* [STATED EXERCISE] Return all lines with the word "this" in them.

* [MATERIAL SHOWN]

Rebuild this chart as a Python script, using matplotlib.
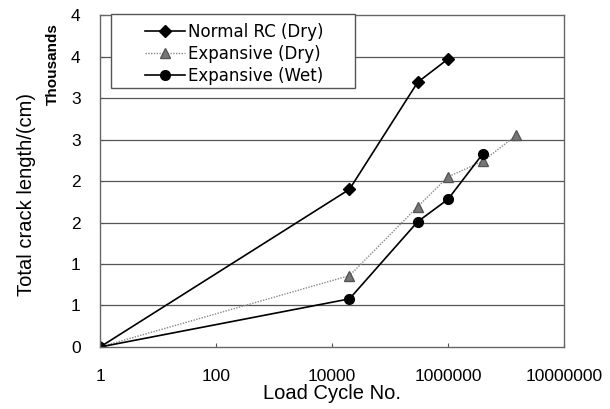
...
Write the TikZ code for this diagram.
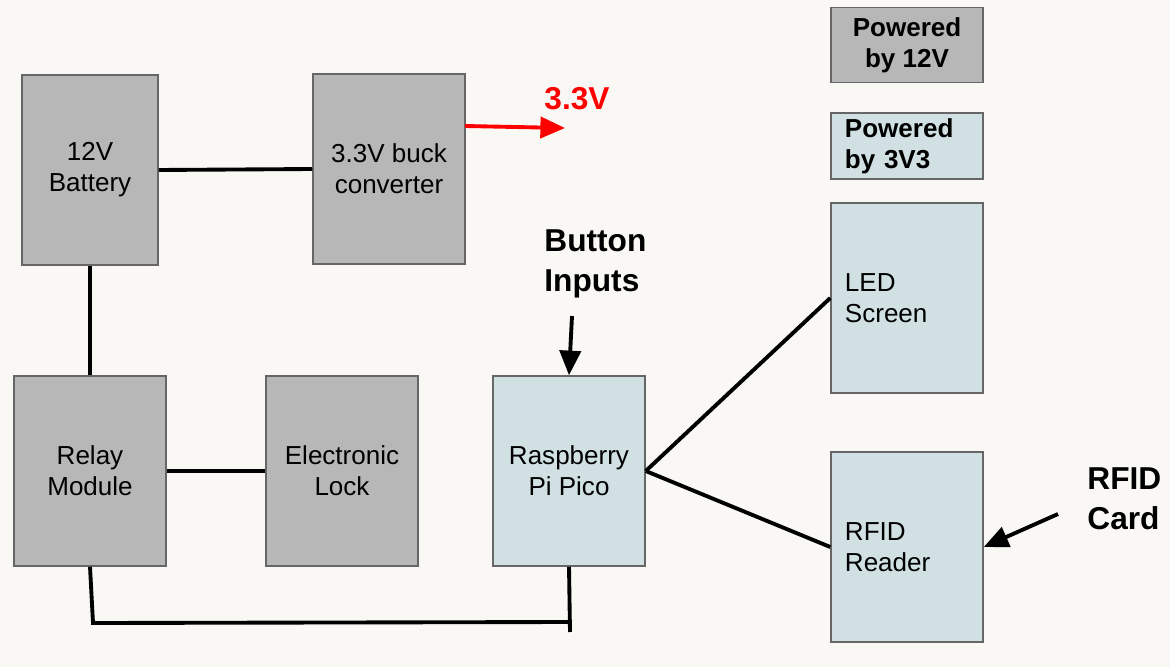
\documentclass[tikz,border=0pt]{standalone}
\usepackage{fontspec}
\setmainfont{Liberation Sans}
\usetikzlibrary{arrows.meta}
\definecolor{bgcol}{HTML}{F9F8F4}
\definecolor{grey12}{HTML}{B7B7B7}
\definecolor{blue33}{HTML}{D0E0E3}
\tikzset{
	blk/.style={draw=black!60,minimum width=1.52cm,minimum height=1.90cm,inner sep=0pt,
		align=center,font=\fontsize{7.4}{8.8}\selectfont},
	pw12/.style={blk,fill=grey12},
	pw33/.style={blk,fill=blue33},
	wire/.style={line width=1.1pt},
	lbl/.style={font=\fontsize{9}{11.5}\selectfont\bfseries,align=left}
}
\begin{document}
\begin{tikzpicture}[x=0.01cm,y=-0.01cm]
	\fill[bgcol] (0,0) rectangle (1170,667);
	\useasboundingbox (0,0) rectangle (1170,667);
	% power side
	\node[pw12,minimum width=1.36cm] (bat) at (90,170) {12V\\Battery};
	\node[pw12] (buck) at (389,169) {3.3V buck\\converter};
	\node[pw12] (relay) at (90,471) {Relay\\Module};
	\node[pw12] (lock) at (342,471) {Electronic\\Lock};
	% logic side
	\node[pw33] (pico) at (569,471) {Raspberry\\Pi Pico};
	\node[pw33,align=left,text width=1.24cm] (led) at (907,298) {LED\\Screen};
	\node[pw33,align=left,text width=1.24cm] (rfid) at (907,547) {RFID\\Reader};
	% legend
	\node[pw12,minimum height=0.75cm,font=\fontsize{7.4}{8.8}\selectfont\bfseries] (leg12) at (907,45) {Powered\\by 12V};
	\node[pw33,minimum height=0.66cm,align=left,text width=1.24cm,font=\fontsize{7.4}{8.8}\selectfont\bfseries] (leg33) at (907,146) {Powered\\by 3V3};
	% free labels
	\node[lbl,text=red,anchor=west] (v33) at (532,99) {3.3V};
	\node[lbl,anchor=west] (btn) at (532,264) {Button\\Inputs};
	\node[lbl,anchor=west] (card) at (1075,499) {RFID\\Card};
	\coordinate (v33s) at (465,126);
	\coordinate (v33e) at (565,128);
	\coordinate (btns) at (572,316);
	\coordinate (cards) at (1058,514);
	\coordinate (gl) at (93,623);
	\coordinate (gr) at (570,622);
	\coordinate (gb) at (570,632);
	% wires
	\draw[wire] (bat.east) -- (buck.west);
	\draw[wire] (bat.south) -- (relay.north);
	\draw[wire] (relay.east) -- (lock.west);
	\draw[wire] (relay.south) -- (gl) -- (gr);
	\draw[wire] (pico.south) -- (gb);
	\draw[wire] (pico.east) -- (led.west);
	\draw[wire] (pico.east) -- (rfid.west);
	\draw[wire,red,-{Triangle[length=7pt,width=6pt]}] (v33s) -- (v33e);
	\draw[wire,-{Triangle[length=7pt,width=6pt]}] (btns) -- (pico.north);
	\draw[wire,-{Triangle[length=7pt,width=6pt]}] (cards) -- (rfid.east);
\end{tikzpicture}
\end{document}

* [THE SOLUTION]
Rebuild this chart as a Python script, using matplotlib.
Write the TikZ code for this diagram.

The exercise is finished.